Anything you could do on a computer.
What if we could connect to the internet without a computer?
Between shrinking chip sizes and mobile protocols such as wi-fi and bluetooth, this dream was barely formulated before it came to life. Email on your cell phone? Check. Emergency service and navigation in your car? No problem. Bluetooth connectivity for your insulin pump? Why not?
Maybe we should have tried a little harder to answer that last question.
Because the inventors were not the only ones dreaming.
What if any device with a network connection could be hacked?
Finding unintentional uses for computers is a past-time as old as computers itself. One of the first demonstrations ever of a personal computer was done on a machine lacking a monitor and printer. Lacking a formal method of output, the programmer timed the cycles of the CPU just right to cause the radio interference generated to play some simple songs from the static of a nearby radio. Computers weren't designed to leak radio signals. It was simply possible, and a really clever person figured out how to exploit it.
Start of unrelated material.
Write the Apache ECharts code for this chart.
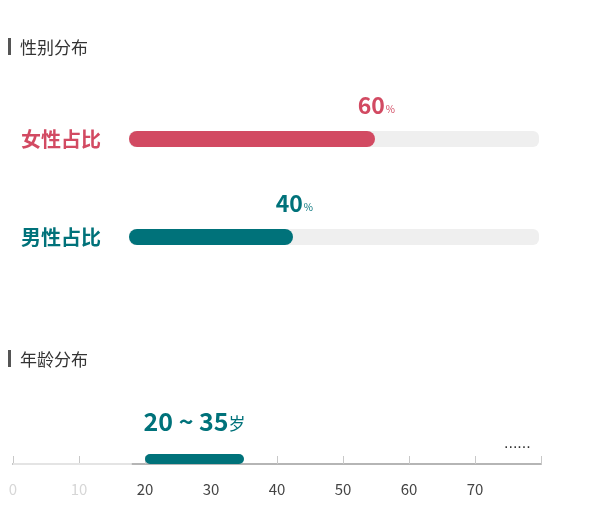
<!DOCTYPE html>
<html>
<head>
<meta charset="utf-8">
<script src="https://cdn.jsdelivr.net/npm/echarts@6/dist/echarts.min.js"></script>
<style>html,body{margin:0;padding:0;background:#fff}#main{width:600px;height:509px}</style>
</head>
<body>
<div id="main"></div>
<script>
var genderNames = ['男性占比', '女性占比'];
var genderValues = [40, 60];
var genderColors = ['#00727a', '#d24a62'];
var ageRange = [20, 35];
var ageTicks = [0, 10, 20, 30, 40, 50, 60, 70];
var ageFaded = [0, 18];

(function(){
    var chart = echarts.init(document.getElementById('main'));
    var font = '"Noto Sans CJK SC", "Noto Sans", sans-serif';

    var option = {
        textStyle: { fontFamily: font },
        title: [
            { text: '性别分布', left: 15, top: 34, textStyle: { fontSize: 17, fontWeight: 'normal', color: '#333', fontFamily: font } },
            { text: '年龄分布', left: 15, top: 346, textStyle: { fontSize: 17, fontWeight: 'normal', color: '#333', fontFamily: font } }
        ],
        graphic: [
            { type: 'rect', left: 8, top: 38, shape: { width: 3, height: 17 }, style: { fill: '#555' } },
            { type: 'rect', left: 8, top: 350, shape: { width: 3, height: 17 }, style: { fill: '#555' } },
            { type: 'text', left: 504, top: 436, style: { text: '......', fill: '#333', fontSize: 16 } }
        ],
        grid: [
            { left: 129, right: 61, top: 90, height: 196 },
            { left: 13, right: 59, top: 454, height: 10 }
        ],
        xAxis: [
            { gridIndex: 0, type: 'value', min: 0, max: 100, show: false },
            { gridIndex: 1, type: 'value', min: 0, max: 80, interval: 10,
              splitLine: { show: false },
              axisLine: { show: true, lineStyle: { color: '#b5b5b5', width: 2 } },
              axisTick: { show: true, inside: true, length: 8, lineStyle: { color: '#c8c8c8' } },
              axisLabel: {
                  margin: 18, fontSize: 15, fontFamily: font,
                  formatter: function (v) { return ageTicks.indexOf(v) >= 0 ? String(v) : ''; },
                  color: function (v) { return v < 20 ? '#d6d6d6' : '#444'; }
              } }
        ],
        yAxis: [
            { gridIndex: 0, type: 'category', data: genderNames,
              axisLine: { show: false }, axisTick: { show: false },
              axisLabel: {
                  margin: 28, fontSize: 20, fontWeight: 'bold', fontFamily: font,
                  color: function (v, i) { return genderColors[i]; }
              } },
            { gridIndex: 1, type: 'category', data: ['age'], show: false },
            { gridIndex: 1, type: 'value', min: 0, max: 1, show: false }
        ],
        series: [
            {
                type: 'bar', xAxisIndex: 0, yAxisIndex: 0, barWidth: 16,
                showBackground: true,
                backgroundStyle: { color: '#efefef', borderRadius: 6 },
                itemStyle: {
                    borderRadius: 8,
                    color: function (p) { return genderColors[p.dataIndex]; }
                },
                label: {
                    show: true, position: ['100%', 0], align: 'right', verticalAlign: 'bottom',
                    offset: [20, -14],
                    formatter: function (p) { return '{n' + p.dataIndex + '|' + p.value + '}{p' + p.dataIndex + '|%}'; },
                    rich: {
                        n0: { fontSize: 23, fontWeight: 'bold', color: genderColors[0], fontFamily: font },
                        p0: { fontSize: 10, color: genderColors[0], padding: [8, 0, 0, 1] },
                        n1: { fontSize: 23, fontWeight: 'bold', color: genderColors[1], fontFamily: font },
                        p1: { fontSize: 10, color: genderColors[1], padding: [8, 0, 0, 1] }
                    }
                },
                data: genderValues
            },
            {
                type: 'bar', xAxisIndex: 1, yAxisIndex: 1, stack: 'age', barWidth: 12,
                itemStyle: { color: 'transparent' }, silent: true,
                data: [ageRange[0]]
            },
            {
                type: 'bar', xAxisIndex: 1, yAxisIndex: 1, stack: 'age', barWidth: 12,
                itemStyle: { color: '#00727a', borderRadius: 6 },
                label: {
                    show: true, position: 'top', distance: 20,
                    formatter: '{n|' + ageRange[0] + ' ~ ' + ageRange[1] + '}{u|岁}',
                    rich: {
                        n: { fontSize: 25, fontWeight: 'bold', color: '#00727a', fontFamily: font },
                        u: { fontSize: 17, color: '#00727a', padding: [4, 0, 0, 0] }
                    }
                },
                data: [ageRange[1] - ageRange[0]]
            },
            {
                type: 'line', xAxisIndex: 1, yAxisIndex: 2, symbol: 'none', z: 5,
                lineStyle: { color: '#e4e4e4', width: 2 },
                data: [[ageFaded[0], 0], [ageFaded[1], 0]]
            }
        ]
    };

    chart.setOption(option);
})();
</script>
</body>
</html>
The world is chock full of really clever people. Not all of them have good intentions.
The problem is, we still don't really understand our connected, online devices, any more than we really understood the internet back in the 90s. We still expect them to act like old fashioned devices, just better. Hacking an insulin pump? Whoever heard of such a ridiculous notion? When security researcher Jerome Radcliffe demonstrated that he could issue unauthorized commands to his insulin pump over bluetooth, the manufacturer, Medtronic, just laughed. They issued a dismissive statement saying: "...there has never been a single reported incident of wireless tampering outside of controlled laboratory experiments in more than 30 years of use." Because we haven't seen this before, it couldn't happen now. Go away, and trust us.
Then McAfee reproduced the hack. And improved it, so it could work from 300 feet away. And demonstrated how easy it would be to request the pump to deliver a lethal dose of insulin. Medtronic isn't laughing anymore.
On November 14th, the New York Times published an article discussing Google's top secret research labs, where researchers are figuring out, among other things, how to put just about anything on the internet. Garden planters. Coffee pots. Refrigerators.
What happens if Google succeeds? Could a clever hacker figure out how to shut your freezer off for a few days while you were away from home, then turn it back on, causing you to unknowingly eat spoiled and possibly lethal food? How about turning on your furnace full blast in the middle of an August heat wave? And God help us if they ever figure out how to hack one of Google's driverless cars.
We live in a brave new world. Everything is going online. Everything is potentially hackable. Unimaginable opportunity. Unimaginable risk.
Anybody who claims to know how this will play out is selling something.